Hamessley also cites Parton’s 1968 single “Just Because I’m a Woman” as another example of her feminist attitude because it’s a song “calling out the sexual double standard” of the 1960s.
“What Dolly’s doing in ‘Just Because I’m a Woman’ is really calling out the sexual double standard of the time and saying, ‘You had sex before we got married? It’s no different if I had sex before we got married,'” says Hamessley. “And I think she’s not just talking to her husband about their personal situation, but she’s talking to everyone and it sums up a larger idea about women and equality.”
“Now you look back at it, it’s kind of one of the first #MeToo movement songs. I don’t like that word so much anymore, you hear so much of it. But it’s really like women taking responsibility for themselves and not wanting to be blamed for everything that happens or to think that we don’t have some power and can’t stand up and speak out for ourselves,” adds Parton.
Parton’s Friends Say It’s Dangerous to Underestimate Her
In an interview for the documentary, Parton’s friend and 9 to 5 co-star Jane Fonda says, “You underestimate Dolly at your peril and Dumb Blonde is a perfect way to launch a career. She’s so smart.”
Fonda adds that Parton has managed to bridge the political divide, which is an extraordinary feat.
“Dolly won’t do anything that will render uncomfortable the people who love her and it’s a very broad swath of people, I think, politically, very broad. Socially, economically very broad.

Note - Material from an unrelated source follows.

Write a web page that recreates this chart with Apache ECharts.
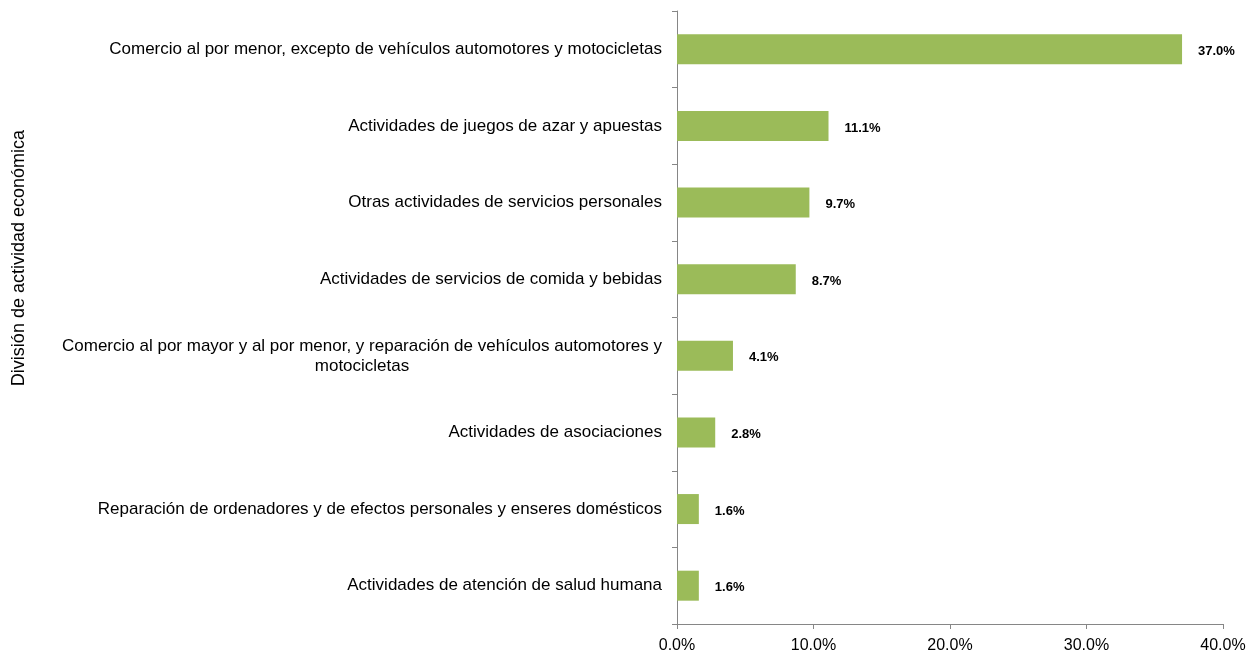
<!DOCTYPE html>
<html>
<head>
<meta charset="utf-8">
<script src="https://cdn.jsdelivr.net/npm/echarts@6/dist/echarts.min.js"></script>
<style>
  body { margin: 0; background: #fff; }
  #chart { width: 1258px; height: 655px; }
</style>
</head>
<body>
<div id="chart"></div>
<script>
const categories = [
  'Comercio al por menor, excepto de vehículos automotores y motocicletas',
  'Actividades de juegos de azar y apuestas',
  'Otras actividades de servicios personales',
  'Actividades de servicios de comida y bebidas',
  'Comercio al por mayor y al por menor, y reparación de vehículos automotores y\nmotocicletas',
  'Actividades de asociaciones',
  'Reparación de ordenadores y de efectos personales y enseres domésticos',
  'Actividades de atención de salud humana'
]
const values = [37.0, 11.1, 9.7, 8.7, 4.1, 2.8, 1.6, 1.6]
const axisName = 'División de actividad económica'

const chart = echarts.init(document.getElementById('chart'))
const font = '"Liberation Sans", Arial, sans-serif'

chart.setOption({
  animation: false,
  grid: { left: 677, right: 35, top: 11, bottom: 31 },
  xAxis: {
    type: 'value',
    min: 0,
    max: 40,
    interval: 10,
    splitLine: { show: false },
    axisLine: { show: true, lineStyle: { color: '#868686' } },
    axisTick: { show: true, length: 5, lineStyle: { color: '#868686' } },
    axisLabel: {
      color: '#000',
      fontFamily: font,
      fontSize: 16,
      margin: 14,
      formatter: v => v.toFixed(1) + '%'
    }
  },
  yAxis: {
    type: 'category',
    inverse: true,
    data: categories,
    axisLine: { show: true, lineStyle: { color: '#868686' } },
    axisTick: { show: true, length: 5, lineStyle: { color: '#868686' } },
    axisLabel: {
      margin: 15,
      align: 'right',
      formatter: v => v.split('\n').map(s => '{c|' + s + '}').join('\n'),
      rich: {
        c: {
          align: 'center',
          color: '#000',
          fontFamily: font,
          fontSize: 17,
          lineHeight: 20
        }
      }
    }
  },
  graphic: [{
    type: 'text',
    left: 10,
    top: 130,
    rotation: Math.PI / 2,
    style: {
      text: axisName,
      fill: '#000',
      font: '18px ' + font
    }
  }],
  series: [{
    type: 'bar',
    data: values,
    barWidth: 30,
    itemStyle: { color: '#9BBB59' },
    label: {
      show: true,
      position: 'right',
      distance: 16,
      offset: [0, 2],
      color: '#000',
      fontWeight: 'bold',
      fontFamily: font,
      fontSize: 13,
      formatter: p => p.value.toFixed(1) + '%'
    }
  }]
})
</script>
</body>
</html>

She is first and foremost an entertainer, she wants to make you feel good, so if she feels that identifying as a feminist will make some of those people who love her uncomfortable, she’s not going to say that, but her life is the life of a feminist, which means a woman that has fought to realize herself, to actualize her full self.”
4 Non Blondes singer Linda Perry, with whom Parton has collaborated several times in recent years, adds, “She’s mastered the design of how to be a woman and succeed in this business without making a man feel bad. In fact, without making anybody feel bad.”
The Dolly Parton A&E biography airs Sunday, April 12 from 8 p.m. to 10 p.m., followed by Willie Nelson: American Outlander, a special concert that pays tribute to Nelson’s seven-decades-long career.